Few musical works are as loved--and as often performed--as the six "Brandenburg" Concertos by Johann Sebastian Bach. These six works display a lighter side of Bach's imperishable genius. Yet they came into being as an unexpected gift. That's what happened in 1721 when Bach presented the Margrave of Brandenburg with a bound manuscript containing six lively concertos for chamber orchestra, works based on an Italian Concerto Grosso style. The Margrave never thanked Bach for his work--or paid him. There's no way he could have known that this gift--later named the Brandenburg Concertos--would become a benchmark of Baroque music and still have the power to move people almost three centuries later.
The Brandenburg Concertos are a highlight of one of the happiest and most productive periods in Bach's life. At the time he wrote them, Bach was the Kapellmeister--the music director--in the small town of Coethen, where he was composing music for the court. Since the Margrave of Brandenburg seems to have ignored Bach's gift of concertos, it's likely that Bach himself presided over the first performances at home in Coethen. They didn't have a name then; that didn't come until 150 years later, when Bach's biographer Philipp Spitta called them "Brandenburg" Concertos for the very first time, and the name stuck.
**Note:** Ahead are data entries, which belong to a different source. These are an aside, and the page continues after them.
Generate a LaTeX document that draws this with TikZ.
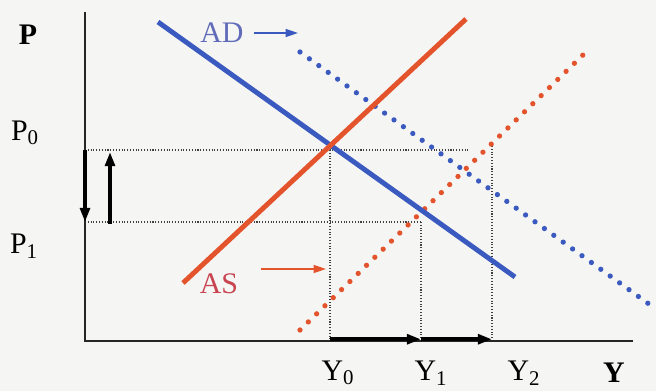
\documentclass[tikz,border=0pt]{standalone}
\usepackage{fontspec}
\setmainfont{Liberation Serif}
\usetikzlibrary{arrows.meta}
\definecolor{paper}{RGB}{245,245,243}
\definecolor{adblue}{RGB}{58,90,192}
\definecolor{asred}{RGB}{228,84,44}
\definecolor{adtext}{RGB}{96,108,186}
\definecolor{astext}{RGB}{200,68,80}
\tikzset{
  axis/.style={line width=1pt, black!85},
  curve/.style={line width=2.8pt},
  shifted/.style={line width=3pt, line cap=round, dash pattern=on 0pt off 6.6pt},
  guide/.style={line width=0.6pt, black!75, densely dotted},
  move/.style={line width=2pt, -{Triangle[length=8pt,width=5.5pt]}},
  tag/.style={line width=0.9pt, -{Triangle[length=7pt,width=4.5pt]}},
  lbl/.style={font=\fontsize{17}{20}\selectfont, inner sep=0pt}
}
\begin{document}
\begin{tikzpicture}[x=0.02cm, y=-0.02cm]
	\fill[paper] (0,0) rectangle (656,391);
	\useasboundingbox (0,0) rectangle (656,391);
	\coordinate (top) at (85,12);
	\coordinate (O) at (85,341);
	\coordinate (right) at (633,341);
	\coordinate (E0) at (330,150);
	\coordinate (E1) at (421,222);
	\coordinate (E2) at (492,146);
	\coordinate (P0end) at (470,150);
	\coordinate (P0) at (85,150);
	\coordinate (P1) at (85,222);
	\coordinate (Y0) at (330,341);
	\coordinate (Y1) at (421,341);
	\coordinate (Y2) at (492,341);
	\node[lbl] (lblP) at (28,35) {\textbf{P}};
	\node[lbl] (lblPzero) at (25,133) {P\textsubscript{0}};
	\node[lbl] (lblPone) at (24,246) {P\textsubscript{1}};
	\node[lbl] (lblYzero) at (338,373) {Y\textsubscript{0}};
	\node[lbl] (lblYone) at (431,373) {Y\textsubscript{1}};
	\node[lbl] (lblYtwo) at (524,373) {Y\textsubscript{2}};
	\node[lbl] (lblY) at (614,373) {\textbf{Y}};
	\draw[guide] (P0) -- (P0end);
	\draw[guide] (P1) -- (E1);
	\draw[guide] (E0) -- (Y0);
	\draw[guide] (E1) -- (Y1);
	\draw[guide] (E2) -- (Y2);
	\draw[adblue, shifted] (300,52) -- (653,307);
	\draw[asred, shifted] (300,330) -- (585,53);
	\draw[adblue, curve] (158,22) -- (515,277);
	\draw[asred, curve] (183,283) -- (466,19);
	\draw[axis] (top) -- (O) -- (right);
	\draw[move] (P0) -- (P1);
	\draw[move] (110,224) -- (110,152);
	\draw[move] ([yshift=1]Y0) -- ([yshift=1]Y1);
	\draw[move] ([yshift=1]Y1) -- ([yshift=1]Y2);
	\node[lbl, text=adtext] (lblAD) at (222,33) {AD};
	\node[lbl, text=astext] (lblAS) at (219,284) {AS};
	\coordinate (ADtip) at (298,33);
	\coordinate (AStip) at (326,269);
	\draw[tag, adblue] ([xshift=6]lblAD.east) -- (ADtip);
	\draw[tag, asred] ([xshift=13]lblAS.east) ++(0,-15) -- (AStip);
\end{tikzpicture}
\end{document}
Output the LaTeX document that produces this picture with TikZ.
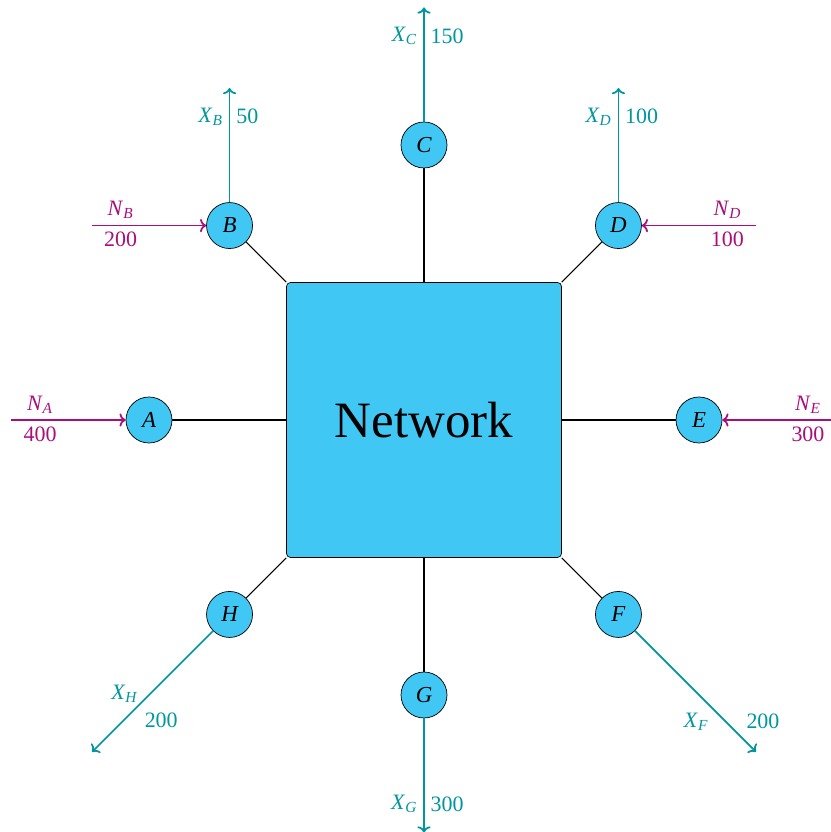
\documentclass[tikz,border=0pt]{standalone}
\usepackage{fontspec}
\setmainfont{Liberation Serif}
\usetikzlibrary{arrows,arrows.meta}

\definecolor{netblue}{RGB}{64,199,244}
\definecolor{outteal}{RGB}{0,150,160}
\definecolor{inmag}{RGB}{168,15,122}

\newcommand{\flowlbl}[2]{\textit{#1}\textsubscript{\textit{#2}}}

\begin{document}
\begin{tikzpicture}[>={To[length=3.5pt,width=7.5pt]}]
			\tikzstyle{site}=[circle,draw,fill=netblue,minimum size=0.92cm,inner sep=0pt,font=\fontsize{13}{15}\selectfont\itshape]
			\tikzstyle{core}=[rectangle,draw,fill=netblue,rounded corners=0.08cm,minimum size=5.5cm,font=\fontsize{29}{32}\selectfont]
			\tikzstyle{link}=[semithick]
			\tikzstyle{flowout}=[->,line width=1pt,outteal,font=\fontsize{12.5}{15}\selectfont]
			\tikzstyle{flowin}=[->,line width=1pt,inmag,font=\fontsize{12.5}{15}\selectfont]
			\useasboundingbox (-8.48,-8.24) rectangle (8.12,8.4);
			
			\node[core] (net) at (0,0) {Network};
			\node[site] (A) at (180:5.5) {A};
			\node[site] (B) at (135:5.5) {B};
			\node[site] (C) at (90:5.5) {C};
			\node[site] (D) at (45:5.5) {D};
			\node[site] (E) at (0:5.5) {E};
			\node[site] (F) at (-45:5.5) {F};
			\node[site] (G) at (-90:5.5) {G};
			\node[site] (H) at (-135:5.5) {H};
			
			\foreach \s in {A,B,C,D,E,F,G,H}
			\draw[link] (\s) -- (net);
			
			% outflows
			\path (B) ++(0,2.75) coordinate (xB);
			\path (C) ++(0,2.75) coordinate (xC);
			\path (D) ++(0,2.75) coordinate (xD);
			\path (F) ++(2.75,-2.75) coordinate (xF);
			\path (G) ++(0,-2.75) coordinate (xG);
			\path (H) ++(-2.75,-2.75) coordinate (xH);
			\draw[flowout] (B) -- (xB) node[pos=0.75,left] (lxB) {\flowlbl{X}{B}} node[pos=0.75,right] (vxB) {50};
			\draw[flowout] (C) -- (xC) node[pos=0.75,left] (lxC) {\flowlbl{X}{C}} node[pos=0.75,right] (vxC) {150};
			\draw[flowout] (D) -- (xD) node[pos=0.75,left] (lxD) {\flowlbl{X}{D}} node[pos=0.75,right] (vxD) {100};
			\draw[flowout] (G) -- (xG) node[pos=0.75,left] (lxG) {\flowlbl{X}{G}} node[pos=0.75,right] (vxG) {300};
			\draw[flowout] (F) -- (xF) node[pos=0.75,left,xshift=-6pt] (lxF) {\flowlbl{X}{F}} node[pos=0.75,right,xshift=8pt] (vxF) {200};
			\draw[flowout] (H) -- (xH) node[pos=0.52,left,xshift=-3pt] (lxH) {\flowlbl{X}{H}} node[pos=0.62,below right] (vxH) {200};
			
			% inflows
			\path (A) ++(-2.75,0) coordinate (nA);
			\path (B) ++(-2.75,0) coordinate (nB);
			\path (D) ++(2.75,0) coordinate (nD);
			\path (E) ++(2.75,0) coordinate (nE);
			\draw[flowin] (nA) -- (A) node[pos=0.25,above] (lnA) {\flowlbl{N}{A}} node[pos=0.25,below] (vnA) {400};
			\draw[flowin] (nB) -- (B) node[pos=0.25,above] (lnB) {\flowlbl{N}{B}} node[pos=0.25,below] (vnB) {200};
			\draw[flowin] (nD) -- (D) node[pos=0.25,above] (lnD) {\flowlbl{N}{D}} node[pos=0.25,below] (vnD) {100};
			\draw[flowin] (nE) -- (E) node[pos=0.25,above] (lnE) {\flowlbl{N}{E}} node[pos=0.25,below] (vnE) {300};
			
			\end{tikzpicture}
\end{document}
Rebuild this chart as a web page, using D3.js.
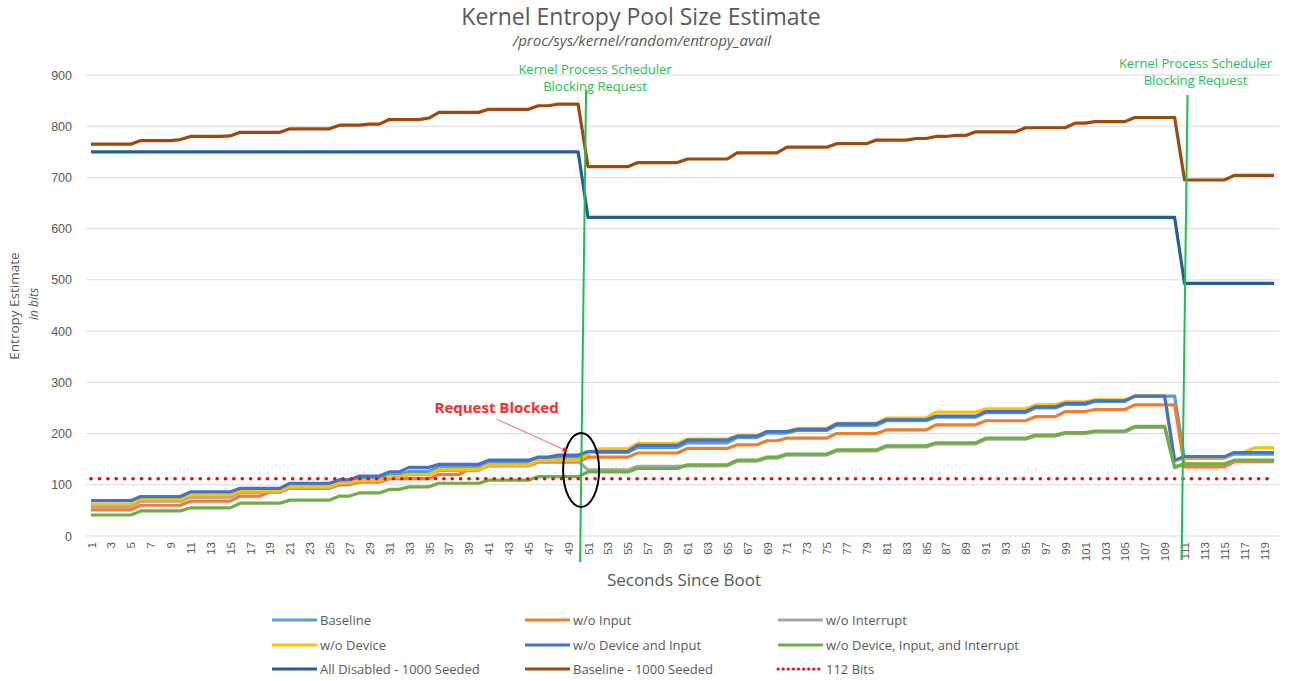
<!DOCTYPE html>
<html>
<head>
<meta charset="utf-8">
<script src="https://cdn.jsdelivr.net/npm/d3@7"></script>
<style>
  body { margin: 0; background: #fff; }
  svg { font-family: "Open Sans", sans-serif; }
  .grid line { stroke: #d9d9d9; }
  .legend text { font-size: 13px; fill: #595959; }
</style>
</head>
<body>
<svg id="chart" width="1291" height="681"></svg>
<script>
// seconds since boot
let seconds = d3.range(1, 121);
let yTicks = [0, 100, 200, 300, 400, 500, 600, 700, 800, 900];
let threshold = 112;

let baseline = [60,60,60,60,60, 70,70,70,70,70, 79,79,79,79,79, 89,89,89,89,89, 98,98,98,98,98,
  106,106,112,112,112, 119,119,126,126,126, 135,135,135,135,135, 144,144,144,144,144, 150,150,154,154,154,
  163,163,163,163,163, 173,173,173,173,173, 182,182,182,182,182, 192,192,192,201,201, 201,206,206,206,206,
  216,216,216,216,216, 225,225,225,225,225, 232,232,232,232,232, 241,241,241,241,241, 250,250,250,257,257,
  257,263,263,263,263, 273,273,273,273,273, 152,152,152,152,152, 160,160,160,160,160];
let noInput = [51,51,51,51,51, 60,60,60,60,60, 68,68,68,68,68, 78,78,78,86,86, 93,93,93,93,93,
  100,100,105,105,105, 112,112,112,112,112, 120,120,120,130,130, 137,137,137,137,137, 144,144,144,144,144,
  154,154,154,154,154, 162,162,162,162,162, 171,171,171,171,171, 178,178,178,186,186, 191,191,191,191,191,
  200,200,200,200,200, 207,207,207,207,207, 217,217,217,217,217, 225,225,225,225,225, 233,233,233,243,243,
  243,247,247,247,247, 256,256,256,256,256, 135,135,135,135,135, 145,145,145,145,145];
let noInterrupt = [58,58,58,58,58, 68,68,68,68,68, 76,76,76,76,76, 85,85,85,85,85, 94,94,94,94,94,
  102,102,108,108,108, 114,114,120,120,120, 128,128,128,128,128, 138,138,138,138,138, 146,146,146,146,146,
  129,129,129,129,129, 136,136,136,136,136, 137,137,137,137,137, 146,146,146,152,152, 158,158,158,158,158,
  166,166,166,166,166, 174,174,174,174,174, 180,180,180,180,180, 189,189,189,189,189, 195,195,195,200,200,
  200,203,203,203,203, 212,212,212,212,133, 140,140,140,140,140, 147,147,147,147,147];
let noDevice = [62,62,62,62,62, 72,72,72,72,72, 80,80,80,80,80, 88,88,88,88,88, 96,96,96,96,96,
  104,104,108,108,108, 116,116,120,120,120, 130,130,130,130,130, 139,139,139,139,139, 148,148,148,148,148,
  160,170,170,170,170, 181,181,181,181,181, 189,189,189,189,189, 196,196,196,204,204, 204,210,210,210,210,
  220,220,220,220,220, 230,230,230,230,230, 242,242,242,242,242, 248,248,248,248,248, 256,256,256,262,262,
  262,266,266,266,266, 273,273,273,273,146, 153,153,153,153,153, 163,163,172,172,172];
let noDevInput = [69,69,69,69,69, 77,77,77,77,77, 86,86,86,86,86, 93,93,93,93,93, 103,103,103,103,103,
  110,110,117,117,117, 125,125,134,134,134, 140,140,140,140,140, 148,148,148,148,148, 154,154,158,158,158,
  165,165,165,165,165, 177,177,177,177,177, 187,187,187,187,187, 195,195,195,204,204, 204,208,208,208,208,
  219,219,219,219,219, 227,227,227,227,227, 234,234,234,234,234, 243,243,243,243,243, 252,252,252,259,259,
  259,264,264,264,264, 273,273,273,273,148, 155,155,155,155,155, 163,163,163,163,163];
let noDevInputInt = [41,41,41,41,41, 49,49,49,49,49, 55,55,55,55,55, 64,64,64,64,64, 70,70,70,70,70,
  78,78,84,84,84, 91,91,96,96,96, 103,103,103,103,103, 109,109,109,109,109, 116,116,116,116,116,
  125,125,125,125,125, 132,132,132,132,132, 139,139,139,139,139, 148,148,148,154,154, 160,160,160,160,160,
  168,168,168,168,168, 176,176,176,176,176, 182,182,182,182,182, 191,191,191,191,191, 197,197,197,202,202,
  202,205,205,205,205, 214,214,214,214,135, 141,141,141,141,141, 148,148,148,148,148];
let allDisabled = [750,750,750,750,750, 750,750,750,750,750, 750,750,750,750,750, 750,750,750,750,750, 750,750,750,750,750,
  750,750,750,750,750, 750,750,750,750,750, 750,750,750,750,750, 750,750,750,750,750, 750,750,750,750,750,
  622,622,622,622,622, 622,622,622,622,622, 622,622,622,622,622, 622,622,622,622,622, 622,622,622,622,622,
  622,622,622,622,622, 622,622,622,622,622, 622,622,622,622,622, 622,622,622,622,622, 622,622,622,622,622,
  622,622,622,622,622, 622,622,622,622,622, 493,493,493,493,493, 493,493,493,493,493];
let baselineSeeded = [765,765,765,765,765, 772,772,772,772,774, 780,780,780,780,781, 788,788,788,788,788, 795,795,795,795,795,
  802,802,802,804,804, 813,813,813,813,816, 827,827,827,827,827, 833,833,833,833,833, 840,840,843,843,843,
  721,721,721,721,721, 729,729,729,729,729, 736,736,736,736,736, 748,748,748,748,748, 759,759,759,759,759,
  766,766,766,766,773, 773,773,773,776,776, 780,780,782,782,789, 789,789,789,789,797, 797,797,797,797,806,
  806,809,809,809,809, 817,817,817,817,817, 695,695,695,695,695, 704,704,704,704,704];

let series = [
  { name: "Baseline", values: baseline, color: "#5b9bd5" },
  { name: "w/o Input", values: noInput, color: "#ed7d31" },
  { name: "w/o Interrupt", values: noInterrupt, color: "#a5a5a5" },
  { name: "w/o Device", values: noDevice, color: "#ffc000" },
  { name: "w/o Device and Input", values: noDevInput, color: "#4472c4" },
  { name: "w/o Device, Input, and Interrupt", values: noDevInputInt, color: "#70ad47" },
  { name: "All Disabled - 1000 Seeded", values: allDisabled, color: "#255e91" },
  { name: "Baseline - 1000 Seeded", values: baselineSeeded, color: "#9e480e" }
];

// scheduler block events: top / bottom end of the marker line, label anchor
let blocks = [
  { top: [50.8, 871], bottom: [50.2, -51], label: [51.7, 901] },
  { top: [111.3, 861], bottom: [110.7, -47], label: [112.1, 913] }
];

const svg = d3.select("#chart");
const plotLeft = 86, plotRight = 1279, plotTop = 75, plotBottom = 536;

let x = d3.scaleLinear().domain([0.5, 120.5]).range([plotLeft, plotRight]);
let y = d3.scaleLinear().domain([0, 900]).range([plotBottom, plotTop]);

// gridlines
svg.append("g")
  .attr("class", "grid")
  .selectAll("line")
  .data(yTicks)
  .enter()
  .append("line")
  .attr("x1", plotLeft).attr("x2", plotRight)
  .attr("y1", d => y(d)).attr("y2", d => y(d));

// y axis labels
let yAxis = d3.axisLeft(y).tickValues(yTicks).tickSize(0).tickPadding(14);
svg.append("g")
  .attr("transform", `translate(${plotLeft},0)`)
  .call(yAxis)
  .call(g => g.select(".domain").remove())
  .selectAll("text")
  .style("font-size", "12.5px")
  .style("fill", "#595959");

// x axis, odd seconds, rotated
let xAxis = d3.axisBottom(x).tickValues(seconds.filter(d => d % 2 == 1)).tickSize(0).tickPadding(0);
svg.append("g")
  .attr("transform", `translate(0,${plotBottom})`)
  .call(xAxis)
  .call(g => g.select(".domain").remove())
  .selectAll("text")
  .attr("transform", "rotate(-90)")
  .attr("x", -6)
  .attr("y", 0)
  .attr("dy", "0.35em")
  .style("text-anchor", "end")
  .style("font-size", "11.5px")
  .style("fill", "#595959");

// lines
let line = d3.line()
  .x((d, i) => x(seconds[i]))
  .y(d => y(d));

svg.append("g")
  .selectAll("path")
  .data(series)
  .enter()
  .append("path")
  .attr("d", d => line(d.values))
  .attr("fill", "none")
  .attr("stroke", d => d.color)
  .attr("stroke-width", 3.2)
  .attr("stroke-linejoin", "round");

// 112 bits threshold
svg.append("line")
  .attr("x1", x(1)).attr("x2", x(120))
  .attr("y1", y(threshold)).attr("y2", y(threshold))
  .attr("stroke", "#ff0000")
  .attr("stroke-width", 3.5)
  .attr("stroke-linecap", "round")
  .attr("stroke-dasharray", "0.1 8.3");

// scheduler annotations
blocks.forEach(b => {
  svg.append("line")
    .attr("x1", x(b.top[0])).attr("y1", y(b.top[1]))
    .attr("x2", x(b.bottom[0])).attr("y2", y(b.bottom[1]))
    .attr("stroke", "#1fbf4f")
    .attr("stroke-width", 2);
  let t = svg.append("text")
    .attr("x", x(b.label[0]))
    .attr("y", y(b.label[1]))
    .attr("text-anchor", "middle")
    .style("font-size", "13px")
    .style("fill", "#22c05a");
  t.append("tspan").attr("x", x(b.label[0])).text("Kernel Process Scheduler");
  t.append("tspan").attr("x", x(b.label[0])).attr("dy", 16.5).text("Blocking Request");
});

// request blocked callout
svg.append("ellipse")
  .attr("cx", x(50.3)).attr("cy", y(129))
  .attr("rx", 18).attr("ry", 37)
  .attr("fill", "none")
  .attr("stroke", "#000")
  .attr("stroke-width", 2);

svg.append("defs").append("marker")
  .attr("id", "arrow")
  .attr("viewBox", "0 0 10 10")
  .attr("refX", 9).attr("refY", 5)
  .attr("markerWidth", 5).attr("markerHeight", 5)
  .attr("orient", "auto")
  .append("path")
  .attr("d", "M0,0L10,5L0,10z")
  .attr("fill", "#ff2020");

svg.append("line")
  .attr("x1", x(41.8)).attr("y1", y(228))
  .attr("x2", x(48.9)).attr("y2", y(166))
  .attr("stroke", "#ff6060")
  .attr("stroke-width", 1)
  .attr("marker-end", "url(#arrow)");

svg.append("text")
  .attr("x", x(41.8)).attr("y", y(241))
  .attr("text-anchor", "middle")
  .style("font-size", "15px")
  .style("font-weight", "bold")
  .style("fill", "#ff2a2a")
  .text("Request Blocked");

// titles
svg.append("text")
  .attr("x", 641).attr("y", 25)
  .attr("text-anchor", "middle")
  .style("font-size", "23px")
  .style("fill", "#595959")
  .text("Kernel Entropy Pool Size Estimate");

svg.append("text")
  .attr("x", 642).attr("y", 46)
  .attr("text-anchor", "middle")
  .style("font-size", "15px")
  .style("font-style", "italic")
  .style("fill", "#595959")
  .text("/proc/sys/kernel/random/entropy_avail");

svg.append("text")
  .attr("x", 684).attr("y", 586)
  .attr("text-anchor", "middle")
  .style("font-size", "17px")
  .style("fill", "#595959")
  .text("Seconds Since Boot");

svg.append("text")
  .attr("transform", "translate(19,306) rotate(-90)")
  .attr("text-anchor", "middle")
  .style("font-size", "13.5px")
  .style("fill", "#595959")
  .text("Entropy Estimate");

svg.append("text")
  .attr("transform", "translate(38,304) rotate(-90)")
  .attr("text-anchor", "middle")
  .style("font-size", "12px")
  .style("font-style", "italic")
  .style("fill", "#595959")
  .text("in bits");

// legend, 3 columns
let legendItems = series.map(s => ({ name: s.name, color: s.color, dash: null }))
  .concat([{ name: "112 Bits", color: "#ff0000", dash: "0.1 5" }]);
let colX = [272, 525, 778];
let rowY = [620, 645, 669];

let legend = svg.append("g").attr("class", "legend")
  .selectAll("g")
  .data(legendItems)
  .enter()
  .append("g")
  .attr("transform", (d, i) => `translate(${colX[i % 3]},${rowY[Math.floor(i / 3)]})`);

legend.append("line")
  .attr("x1", 0).attr("x2", 45)
  .attr("stroke", d => d.color)
  .attr("stroke-width", d => d.dash ? 3 : 3.2)
  .attr("stroke-linecap", d => d.dash ? "round" : "butt")
  .attr("stroke-dasharray", d => d.dash);

legend.append("text")
  .attr("x", 48)
  .attr("dy", "0.35em")
  .text(d => d.name);
</script>
</body>
</html>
Even though he didn't call them the "Brandenburgs," Bach still thought of them as a set. What he did was compile them from short instrumental sinfonias and concerto movements he had already written. Then he re-worked the old music, often re-writing and elaborating where he saw fit. In doing so, Bach created something of a dramatic arc from the brilliant first concerto to the last, which evokes a spirited chase.
Each of the six concertos requires a different combination of instruments as well as some highly skilled soloists.
The Margrave had his own small court orchestra in Berlin, but it was a group of mostly mediocre players. All the evidence suggests that these virtuosic Brandenburg concertos perfectly matched the talents of the musicians on hand in Coethen. So how did a provincial town get so many excellent musicians? Just before Johann Sebastian arrived in Coethen in 1717, a new king inherited the throne in Prussia. Friedrich Wilhelm I became known as the "Soldier King" because he was interested in the military strength of his kingdom, not in refined artistic pursuits. One of his first royal acts was to disband the prestigious Berlin court orchestra. That threw many musicians out of work, and as luck would have it, seven of the best ones were snatched up to work in Coethen by its music-loving Prince Leopold. That's why Bach found such a rich music scene when he started to work there. It gave him the luxury of writing for virtuosos and they let him push the boundraries of his creativity. Concerto No. 2, for example, has the trumpeter play high flourishes. No. 4 allows the solo violin to soar.
When Bach played chamber music, he usually took the viola part so he could sit--as he wrote in a letter--"in the middle of the harmony." But for the Concerto No. 5 he had a real inspiration. He switched to harpsichord, gave it a knock-out part and, in the process, invented the modern keyboard concerto. The writing is so advanced and so intricate for its time that scholars assume the Fifth Concerto is actually the last Brandenburg Concerto Bach wrote.
If the dazzling writing style of the Fifth Concerto points to a late composition date, the Sixth Concerto probably came first in chronological order. It's got a simple part for the viola da gamba, a forerunner of the cello, which Bach probably put there for his employer, Prince Leopold, to play. The Prince was wealthy man and a serious music lover but probably a performer of only modest talent. The Sixth is also unique in the set because Bach omitted the violins from the ensemble; the violas take the highest string part. All six Brandenburg Concertos reveal the ebullient side of Bach, and they're one of the most welcome gifts he left us.